Two staggered circular cylinders of equal diameter in cross-flow

Abstract

Wind tunnel experiments were conducted to measure the mean aerodynamic forces and vortex shedding frequencies for two staggered circular cylinders of equal diameter in cross-flow. The Reynolds number based on cylinder diameter ranged from Re=3.2×10 4 to 7.4×10 4, the centre-to-centre pitch ratio was varied from P/D=1.125 to 4.0, and the incidence angle was incremented in small steps from α = 0 ° to 90°. The mean drag and lift force coefficients and the Strouhal numbers were obtained for both the upstream and downstream cylinders. From the behaviour of the experimental data, the staggered configuration could be broadly classified by the pitch ratio as closely spaced ( P/D<1.5), moderately spaced (1.5⩽ P/D⩽2.5), or widely spaced ( P/D>2.5). Closely spaced staggered cylinders are characterized by mean aerodynamic forces that undergo large changes in magnitude and direction with the incidence angle for both cylinders. The same Strouhal number is measured behind both cylinders, an indication of single-bluff-body behaviour. Moderately spaced staggered cylinders are characterized by small changes in the mean aerodynamic forces on the upstream cylinder, but a relatively complex behaviour of the mean aerodynamic forces on the downstream cylinder. Two Strouhal numbers are measured for most incidence angles.

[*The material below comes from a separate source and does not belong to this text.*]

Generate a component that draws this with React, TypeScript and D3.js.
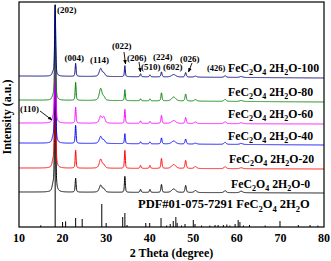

For both closely spaced and moderately spaced configurations, a critical incidence angle was found that is associated with a local maximum drag coefficient on the upstream cylinder, a maximum inward-directed lift coefficient for the downstream cylinder (known as the inner lift peak), a local minimum drag coefficient for the downstream cylinder, and a maximum value for the Strouhal number. Widely spaced staggered cylinders are characterized by mean aerodynamic forces on the upstream cylinder that are mostly unchanged from the single cylinder, and a single Strouhal number for both cylinders indicative of synchronized vortex shedding from both cylinders at all incidence angles. The mean aerodynamic forces on the downstream cylinder are marked by a minimum drag coefficient in the tandem configuration and the appearance of the outer lift peak. The outer lift peak for the downstream cylinder is associated with the proximity or impingement of shed Kármán vortices from the upstream cylinder.